I'm not (usually) as loud and ungainly as the guys in The Big Year, but it's not easy being serpentine, especially when the pileated woodpeckers show up while I'm sitting on the deck with a computer on my lap and cup of hot tea in my hand. The camera is inside the house. Between me and the camera are one door, two throw rugs, a vacuum cleaner trailing a power cord, and enough miscellaneous furniture to trip up an entire Korps of Keystone Kops. Perhaps a snake could maneuver the labyrinth without being noticed, but, as I think I've mentioned, I'm not a snake.

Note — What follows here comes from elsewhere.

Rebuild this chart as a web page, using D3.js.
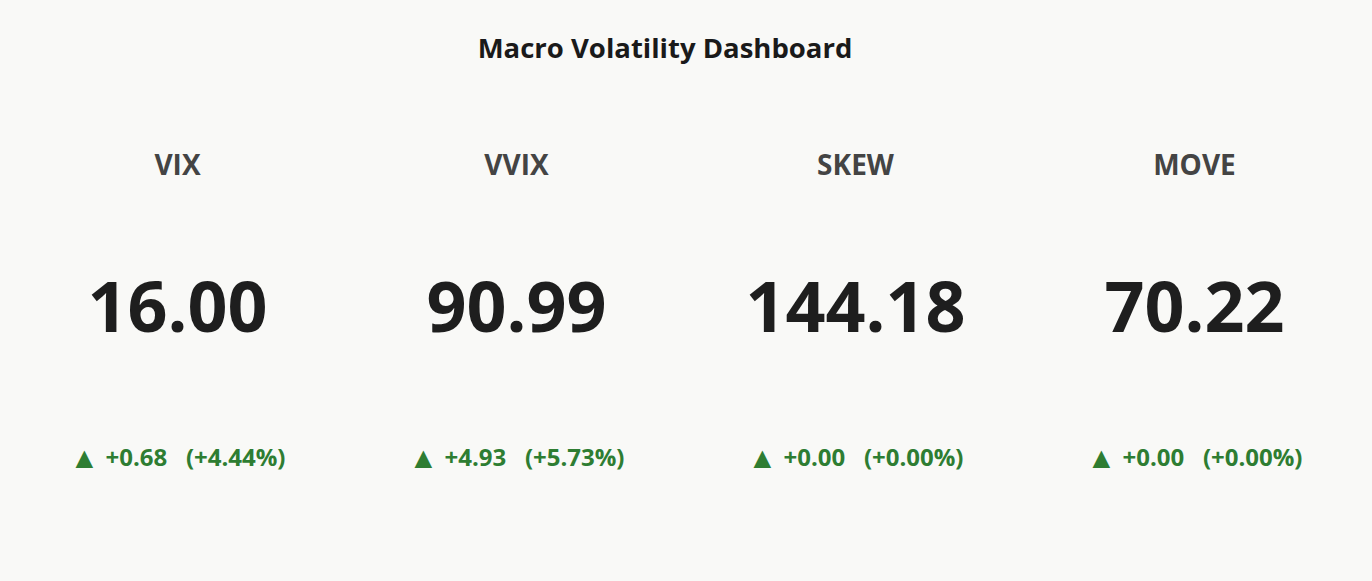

And then when I get back outside and try to stalk the woodpeckers down the hill, I still can't quite manage the 'ornithological glide.' Hopeful is dogging my steps and the hillside is covered with loose leaves, fallen buckeyes, and occasional mud pits, so I'm doing whatever it takes to prevent a non-ornithological slide down the slope on my butt. (Maybe that's what inspires the kingfisher's chuckling chatter!)
I took three years of tap and ballet classes when I was a wee tot, but I don't recall ever learning the Ornithological Glide or the Stalking Snake. Instead, I've mastered the Stumbling Snake, the Careening Klutz, and the Bumptious Birder. These steps don't get me close to reclusive woodpeckers, but at least they keep the kingfishers chuckling.